Tuesday, August 14, 2012

Ak rafiz tah beyih gamah rafiz.(A Shi'a that too a village Shi'a)




Sham S. Misri

Many Shias live in the valley of Kashmir. Some live in villages. In the city they live mostly at Zadibal, a few miles to the north of Srinagar, while, others live at Hassanabad, where there is a grand mosque for Shias. It has been seen that some bitterness of feeling exists between the Sunis and the Shias. They are the rival Sects of Muslims. They occasionally manifest it in open fights ending in loss of life and great destruction of property. In 1874 the Maharajah's troops were obliged to be called out to control the rioters.
 During the Pathan rule in the valley the Shias were forbidden to celebrate the Muharram. One incident took place during the Durrani Empire (1753-1819 A.D.). The Shias once performed a sacred feast. By chance a boy happened to pass by that way and started showing gestures there; It was found that it was a Suni boy. The mob caught hold of the boy and compelled him to eat salt; the boy was not given any water to drink. Somehow the boy died. The mob said let the boy perish.
When Abdulla Khan, who had just conquered and been the governor of Kashmir, heard of this, he was very much enraged. He immediately gave the order for the collecting of all the Shias in Srinagar, that their noses might be pierced, and one line of String run through the whole of them, and that, thus fastened together, they might be conducted through the principal thoroughfares of the city.
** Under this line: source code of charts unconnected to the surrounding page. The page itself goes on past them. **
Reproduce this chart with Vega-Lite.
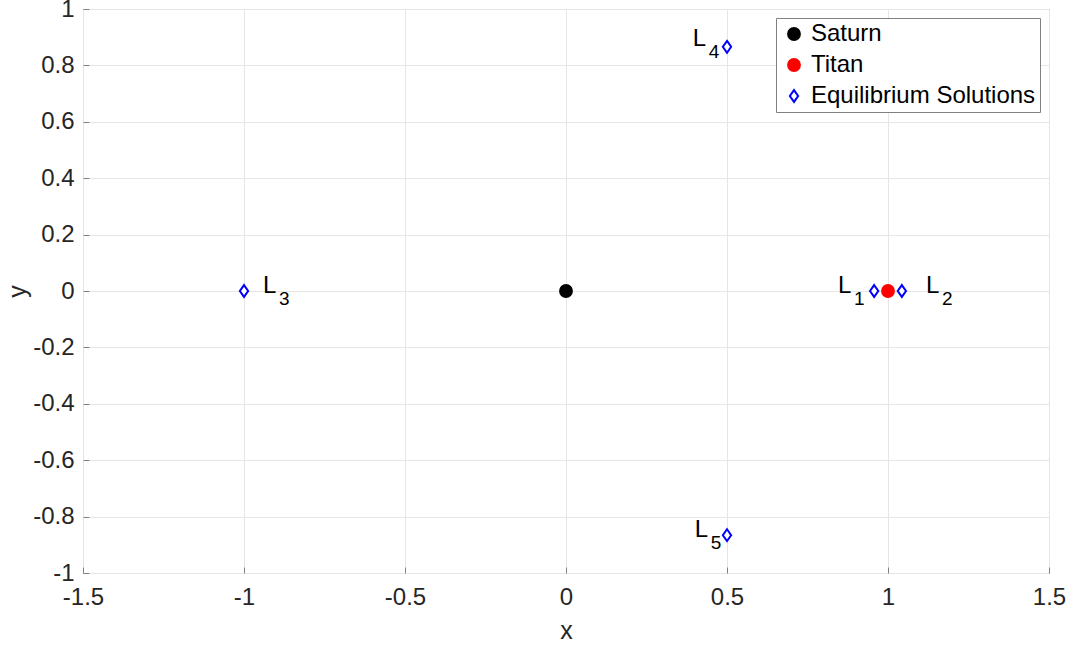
{
  "$schema": "https://vega.github.io/schema/vega-lite/v6.json",
  "autosize": {"type": "none"},
  "width": 966,
  "height": 564,
  "padding": {"left": 83, "top": 9, "right": 22, "bottom": 73},
  "background": "white",
  "config": {
    "font": "Liberation Sans",
    "view": {"stroke": "#808080", "strokeWidth": 1},
    "axis": {
      "domain": false,
      "grid": true,
      "gridColor": "#e6e6e6",
      "gridWidth": 1,
      "tickColor": "#808080",
      "tickSize": -6,
      "labelFont": "Liberation Sans",
      "labelFontSize": 24,
      "labelColor": "#262626",
      "titleFont": "Liberation Sans",
      "titleFontSize": 25,
      "titleFontWeight": "normal",
      "titleColor": "#262626"
    }
  },
  "datasets": {
    "bodies": [
      {"body": "Saturn", "x": 0, "y": 0},
      {"body": "Titan", "x": 1, "y": 0},
      {"body": "Equilibrium Solutions", "x": 0.957, "y": 0},
      {"body": "Equilibrium Solutions", "x": 1.043, "y": 0},
      {"body": "Equilibrium Solutions", "x": -1.0, "y": 0},
      {"body": "Equilibrium Solutions", "x": 0.5, "y": 0.866},
      {"body": "Equilibrium Solutions", "x": 0.5, "y": -0.866}
    ],
    "labels": [
      {"base": "L", "sub": "1", "lx": 0.845, "ly": 0},
      {"base": "L", "sub": "2", "lx": 1.118, "ly": 0},
      {"base": "L", "sub": "3", "lx": -0.941, "ly": 0},
      {"base": "L", "sub": "4", "lx": 0.394, "ly": 0.876},
      {"base": "L", "sub": "5", "lx": 0.4, "ly": -0.865}
    ]
  },
  "layer": [
    {
      "data": {"name": "bodies"},
      "mark": {"type": "point", "filled": true, "strokeWidth": 2, "opacity": 1},
      "encoding": {
        "x": {
          "field": "x", "type": "quantitative",
          "scale": {"domain": [-1.5, 1.5], "nice": false, "zero": false},
          "axis": {
            "values": [-1.5, -1, -0.5, 0, 0.5, 1, 1.5],
            "labelExpr": "(datum.value < 0 ? '-' : '') + format(abs(datum.value), '~g')",
            "labelPadding": 18, "title": "x", "titlePadding": 9, "labelFlush": false
          }
        },
        "y": {
          "field": "y", "type": "quantitative",
          "scale": {"domain": [-1, 1], "nice": false, "zero": false},
          "axis": {
            "values": [-1, -0.8, -0.6, -0.4, -0.2, 0, 0.2, 0.4, 0.6, 0.8, 1],
            "labelExpr": "(datum.value < 0 ? '-' : '') + format(abs(datum.value), '~g')",
            "labelPadding": 15, "title": "y", "titlePadding": 2, "labelFlush": false
          }
        },
        "fill": {
          "field": "body", "type": "nominal",
          "scale": {"domain": ["Saturn", "Titan", "Equilibrium Solutions"], "range": ["#000000", "#ff0000", "#ffffff"]},
          "legend": {
            "title": null,
            "orient": "top-right",
            "offset": 9,
            "fillColor": "white",
            "strokeColor": "#808080",
            "padding": 4,
            "rowPadding": 7,
            "symbolOffset": 2,
            "labelFont": "Liberation Sans",
            "labelFontSize": 24,
            "labelColor": "#000000",
            "labelOffset": 5,
            "symbolStrokeWidth": 2,
            "labelLimit": 400
          }
        },
        "stroke": {
          "field": "body", "type": "nominal",
          "scale": {"domain": ["Saturn", "Titan", "Equilibrium Solutions"], "range": ["#000000", "#ff0000", "#0000ff"]}
        },
        "shape": {
          "field": "body", "type": "nominal",
          "scale": {"domain": ["Saturn", "Titan", "Equilibrium Solutions"], "range": ["circle", "circle", "M0,-1L0.7,0L0,1L-0.7,0Z"]}
        },
        "size": {
          "field": "body", "type": "nominal",
          "scale": {"domain": ["Saturn", "Titan", "Equilibrium Solutions"], "range": [140, 140, 80]}
        }
      }
    },
    {
      "data": {"name": "labels"},
      "mark": {"type": "text", "align": "left", "baseline": "alphabetic", "dy": 2, "fontSize": 24, "font": "Liberation Sans", "color": "#000000"},
      "encoding": {
        "x": {"field": "lx", "type": "quantitative"},
        "y": {"field": "ly", "type": "quantitative"},
        "text": {"field": "base"}
      }
    },
    {
      "data": {"name": "labels"},
      "mark": {"type": "text", "align": "left", "baseline": "alphabetic", "dx": 16, "dy": 14, "fontSize": 19, "font": "Liberation Sans", "color": "#000000"},
      "encoding": {
        "x": {"field": "lx", "type": "quantitative"},
        "y": {"field": "ly", "type": "quantitative"},
        "text": {"field": "sub"}
      }
    }
  ]
}
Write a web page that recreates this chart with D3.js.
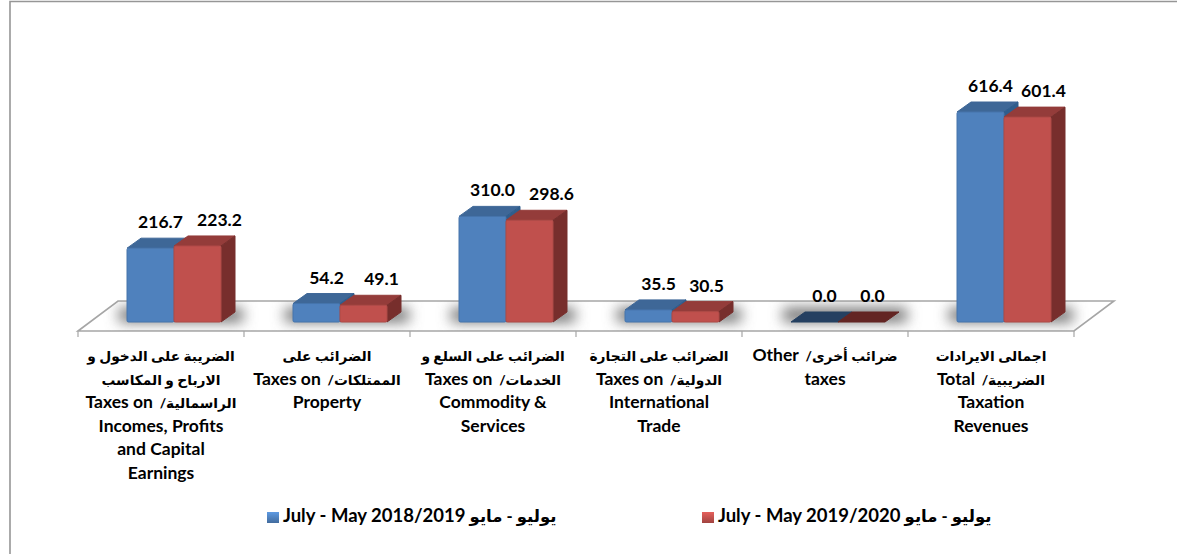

Nothing daunted, however, they very soon again tried to celebrate their sacred festival, and notably in the time of the Sikh governor Bama Singh (1830 A.D.) there was a great Suni living in Kashmir in the fifteenth century, whose name was Muqaddam Sahib.  He had a large number of followers. One amongst them was  Shams-ud-din, a Persian Shi'a, who managed to conceal his religions views. He made many converts to the Shi'a faith, and in consequence is much respected by the Shias. Many Shi'a think that he was perfectly justified in concealing his faith to save himself from religious persecution. It appears that during the year or so of Bama Singh's governorship in Kashmir, the Shias when celebrating the Muharram purposely spat in the direction of the Muqaddam Sahib's tomb, and this so enraged the Sunis that they fell upon them and slew some of them, besides doing much damage to their Property. After that the Persian traders have kept at a distance from Kashmir for a long time.